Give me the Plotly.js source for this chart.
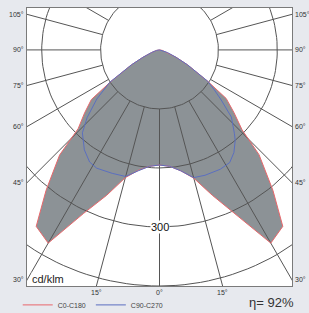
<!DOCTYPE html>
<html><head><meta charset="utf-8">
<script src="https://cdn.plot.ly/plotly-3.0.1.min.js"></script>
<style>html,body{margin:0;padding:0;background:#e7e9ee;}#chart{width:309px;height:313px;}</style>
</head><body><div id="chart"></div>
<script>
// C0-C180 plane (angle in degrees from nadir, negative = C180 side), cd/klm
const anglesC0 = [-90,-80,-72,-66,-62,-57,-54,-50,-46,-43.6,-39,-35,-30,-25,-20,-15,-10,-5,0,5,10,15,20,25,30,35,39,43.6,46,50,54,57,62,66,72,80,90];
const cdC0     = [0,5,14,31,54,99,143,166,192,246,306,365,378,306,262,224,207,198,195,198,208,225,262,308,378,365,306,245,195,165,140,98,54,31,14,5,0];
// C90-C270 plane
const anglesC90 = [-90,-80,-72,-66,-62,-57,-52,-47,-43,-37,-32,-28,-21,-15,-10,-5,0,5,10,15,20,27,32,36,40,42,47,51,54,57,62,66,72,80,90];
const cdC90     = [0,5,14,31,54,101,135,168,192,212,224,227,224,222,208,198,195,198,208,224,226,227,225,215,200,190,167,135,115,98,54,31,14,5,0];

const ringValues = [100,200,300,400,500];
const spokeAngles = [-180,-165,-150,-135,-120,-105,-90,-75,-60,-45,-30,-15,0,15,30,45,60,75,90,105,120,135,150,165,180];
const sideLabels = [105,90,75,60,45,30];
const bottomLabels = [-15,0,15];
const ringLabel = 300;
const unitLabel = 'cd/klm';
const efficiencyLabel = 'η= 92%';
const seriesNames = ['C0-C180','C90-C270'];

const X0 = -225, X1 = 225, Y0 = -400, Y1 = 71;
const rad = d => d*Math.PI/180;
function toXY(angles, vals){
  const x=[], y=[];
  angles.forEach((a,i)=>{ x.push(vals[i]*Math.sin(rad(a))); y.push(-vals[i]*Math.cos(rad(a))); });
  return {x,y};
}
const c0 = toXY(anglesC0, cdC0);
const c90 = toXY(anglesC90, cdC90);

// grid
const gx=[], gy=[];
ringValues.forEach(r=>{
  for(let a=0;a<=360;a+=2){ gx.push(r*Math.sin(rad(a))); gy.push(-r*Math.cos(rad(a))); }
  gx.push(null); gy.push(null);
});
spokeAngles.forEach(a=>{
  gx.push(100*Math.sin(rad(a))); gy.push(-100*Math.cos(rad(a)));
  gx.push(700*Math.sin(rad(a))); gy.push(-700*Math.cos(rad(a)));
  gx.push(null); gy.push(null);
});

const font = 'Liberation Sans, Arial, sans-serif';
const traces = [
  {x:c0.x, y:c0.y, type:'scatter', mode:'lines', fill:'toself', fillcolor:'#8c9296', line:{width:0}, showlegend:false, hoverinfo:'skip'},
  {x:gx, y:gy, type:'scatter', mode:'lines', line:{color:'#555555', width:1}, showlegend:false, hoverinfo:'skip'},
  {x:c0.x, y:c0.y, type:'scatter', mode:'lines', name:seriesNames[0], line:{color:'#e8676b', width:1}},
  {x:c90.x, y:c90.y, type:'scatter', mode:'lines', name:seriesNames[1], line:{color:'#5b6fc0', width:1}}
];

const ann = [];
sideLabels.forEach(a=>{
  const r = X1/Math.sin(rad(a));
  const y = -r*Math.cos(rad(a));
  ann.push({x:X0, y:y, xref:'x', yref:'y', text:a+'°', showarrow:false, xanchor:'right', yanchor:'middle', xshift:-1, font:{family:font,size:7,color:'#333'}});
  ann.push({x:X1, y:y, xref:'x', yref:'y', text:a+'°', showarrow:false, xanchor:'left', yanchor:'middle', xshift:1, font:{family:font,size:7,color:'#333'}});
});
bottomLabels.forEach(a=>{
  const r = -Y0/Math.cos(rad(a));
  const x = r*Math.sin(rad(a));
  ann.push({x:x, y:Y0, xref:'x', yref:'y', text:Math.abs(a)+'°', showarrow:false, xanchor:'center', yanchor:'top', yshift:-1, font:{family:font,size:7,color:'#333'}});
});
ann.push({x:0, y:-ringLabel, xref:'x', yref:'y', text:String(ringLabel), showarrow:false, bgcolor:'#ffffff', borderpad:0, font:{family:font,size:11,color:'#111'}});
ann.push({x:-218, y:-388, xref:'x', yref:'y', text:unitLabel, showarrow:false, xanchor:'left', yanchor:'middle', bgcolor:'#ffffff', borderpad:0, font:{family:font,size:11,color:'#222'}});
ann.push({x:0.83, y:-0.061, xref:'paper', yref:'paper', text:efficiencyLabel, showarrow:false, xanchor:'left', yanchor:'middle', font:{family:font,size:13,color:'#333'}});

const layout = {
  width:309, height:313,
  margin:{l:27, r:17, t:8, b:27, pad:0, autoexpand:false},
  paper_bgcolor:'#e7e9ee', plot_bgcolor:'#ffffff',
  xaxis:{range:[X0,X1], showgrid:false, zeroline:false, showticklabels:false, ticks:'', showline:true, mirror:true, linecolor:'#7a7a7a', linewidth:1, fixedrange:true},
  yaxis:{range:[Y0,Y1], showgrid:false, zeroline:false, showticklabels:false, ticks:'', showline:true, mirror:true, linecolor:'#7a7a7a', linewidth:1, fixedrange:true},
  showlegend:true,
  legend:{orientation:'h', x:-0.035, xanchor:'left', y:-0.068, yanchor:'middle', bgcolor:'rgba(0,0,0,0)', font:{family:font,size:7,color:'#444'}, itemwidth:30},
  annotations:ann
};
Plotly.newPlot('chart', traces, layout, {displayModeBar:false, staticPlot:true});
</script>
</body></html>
· · · ·
§ Exercise
Write the listing out a second time exactly, dropping all images.

§ Result of the task
Give me the Plotly.js source for this chart.
<!DOCTYPE html>
<html><head><meta charset="utf-8">
<script src="https://cdn.plot.ly/plotly-3.0.1.min.js"></script>
<style>html,body{margin:0;padding:0;background:#e7e9ee;}#chart{width:309px;height:313px;}</style>
</head><body><div id="chart"></div>
<script>
// C0-C180 plane (angle in degrees from nadir, negative = C180 side), cd/klm
const anglesC0 = [-90,-80,-72,-66,-62,-57,-54,-50,-46,-43.6,-39,-35,-30,-25,-20,-15,-10,-5,0,5,10,15,20,25,30,35,39,43.6,46,50,54,57,62,66,72,80,90];
const cdC0     = [0,5,14,31,54,99,143,166,192,246,306,365,378,306,262,224,207,198,195,198,208,225,262,308,378,365,306,245,195,165,140,98,54,31,14,5,0];
// C90-C270 plane
const anglesC90 = [-90,-80,-72,-66,-62,-57,-52,-47,-43,-37,-32,-28,-21,-15,-10,-5,0,5,10,15,20,27,32,36,40,42,47,51,54,57,62,66,72,80,90];
const cdC90     = [0,5,14,31,54,101,135,168,192,212,224,227,224,222,208,198,195,198,208,224,226,227,225,215,200,190,167,135,115,98,54,31,14,5,0];

const ringValues = [100,200,300,400,500];
const spokeAngles = [-180,-165,-150,-135,-120,-105,-90,-75,-60,-45,-30,-15,0,15,30,45,60,75,90,105,120,135,150,165,180];
const sideLabels = [105,90,75,60,45,30];
const bottomLabels = [-15,0,15];
const ringLabel = 300;
const unitLabel = 'cd/klm';
const efficiencyLabel = 'η= 92%';
const seriesNames = ['C0-C180','C90-C270'];

const X0 = -225, X1 = 225, Y0 = -400, Y1 = 71;
const rad = d => d*Math.PI/180;
function toXY(angles, vals){
  const x=[], y=[];
  angles.forEach((a,i)=>{ x.push(vals[i]*Math.sin(rad(a))); y.push(-vals[i]*Math.cos(rad(a))); });
  return {x,y};
}
const c0 = toXY(anglesC0, cdC0);
const c90 = toXY(anglesC90, cdC90);

// grid
const gx=[], gy=[];
ringValues.forEach(r=>{
  for(let a=0;a<=360;a+=2){ gx.push(r*Math.sin(rad(a))); gy.push(-r*Math.cos(rad(a))); }
  gx.push(null); gy.push(null);
});
spokeAngles.forEach(a=>{
  gx.push(100*Math.sin(rad(a))); gy.push(-100*Math.cos(rad(a)));
  gx.push(700*Math.sin(rad(a))); gy.push(-700*Math.cos(rad(a)));
  gx.push(null); gy.push(null);
});

const font = 'Liberation Sans, Arial, sans-serif';
const traces = [
  {x:c0.x, y:c0.y, type:'scatter', mode:'lines', fill:'toself', fillcolor:'#8c9296', line:{width:0}, showlegend:false, hoverinfo:'skip'},
  {x:gx, y:gy, type:'scatter', mode:'lines', line:{color:'#555555', width:1}, showlegend:false, hoverinfo:'skip'},
  {x:c0.x, y:c0.y, type:'scatter', mode:'lines', name:seriesNames[0], line:{color:'#e8676b', width:1}},
  {x:c90.x, y:c90.y, type:'scatter', mode:'lines', name:seriesNames[1], line:{color:'#5b6fc0', width:1}}
];

const ann = [];
sideLabels.forEach(a=>{
  const r = X1/Math.sin(rad(a));
  const y = -r*Math.cos(rad(a));
  ann.push({x:X0, y:y, xref:'x', yref:'y', text:a+'°', showarrow:false, xanchor:'right', yanchor:'middle', xshift:-1, font:{family:font,size:7,color:'#333'}});
  ann.push({x:X1, y:y, xref:'x', yref:'y', text:a+'°', showarrow:false, xanchor:'left', yanchor:'middle', xshift:1, font:{family:font,size:7,color:'#333'}});
});
bottomLabels.forEach(a=>{
  const r = -Y0/Math.cos(rad(a));
  const x = r*Math.sin(rad(a));
  ann.push({x:x, y:Y0, xref:'x', yref:'y', text:Math.abs(a)+'°', showarrow:false, xanchor:'center', yanchor:'top', yshift:-1, font:{family:font,size:7,color:'#333'}});
});
ann.push({x:0, y:-ringLabel, xref:'x', yref:'y', text:String(ringLabel), showarrow:false, bgcolor:'#ffffff', borderpad:0, font:{family:font,size:11,color:'#111'}});
ann.push({x:-218, y:-388, xref:'x', yref:'y', text:unitLabel, showarrow:false, xanchor:'left', yanchor:'middle', bgcolor:'#ffffff', borderpad:0, font:{family:font,size:11,color:'#222'}});
ann.push({x:0.83, y:-0.061, xref:'paper', yref:'paper', text:efficiencyLabel, showarrow:false, xanchor:'left', yanchor:'middle', font:{family:font,size:13,color:'#333'}});

const layout = {
  width:309, height:313,
  margin:{l:27, r:17, t:8, b:27, pad:0, autoexpand:false},
  paper_bgcolor:'#e7e9ee', plot_bgcolor:'#ffffff',
  xaxis:{range:[X0,X1], showgrid:false, zeroline:false, showticklabels:false, ticks:'', showline:true, mirror:true, linecolor:'#7a7a7a', linewidth:1, fixedrange:true},
  yaxis:{range:[Y0,Y1], showgrid:false, zeroline:false, showticklabels:false, ticks:'', showline:true, mirror:true, linecolor:'#7a7a7a', linewidth:1, fixedrange:true},
  showlegend:true,
  legend:{orientation:'h', x:-0.035, xanchor:'left', y:-0.068, yanchor:'middle', bgcolor:'rgba(0,0,0,0)', font:{family:font,size:7,color:'#444'}, itemwidth:30},
  annotations:ann
};
Plotly.newPlot('chart', traces, layout, {displayModeBar:false, staticPlot:true});
</script>
</body></html>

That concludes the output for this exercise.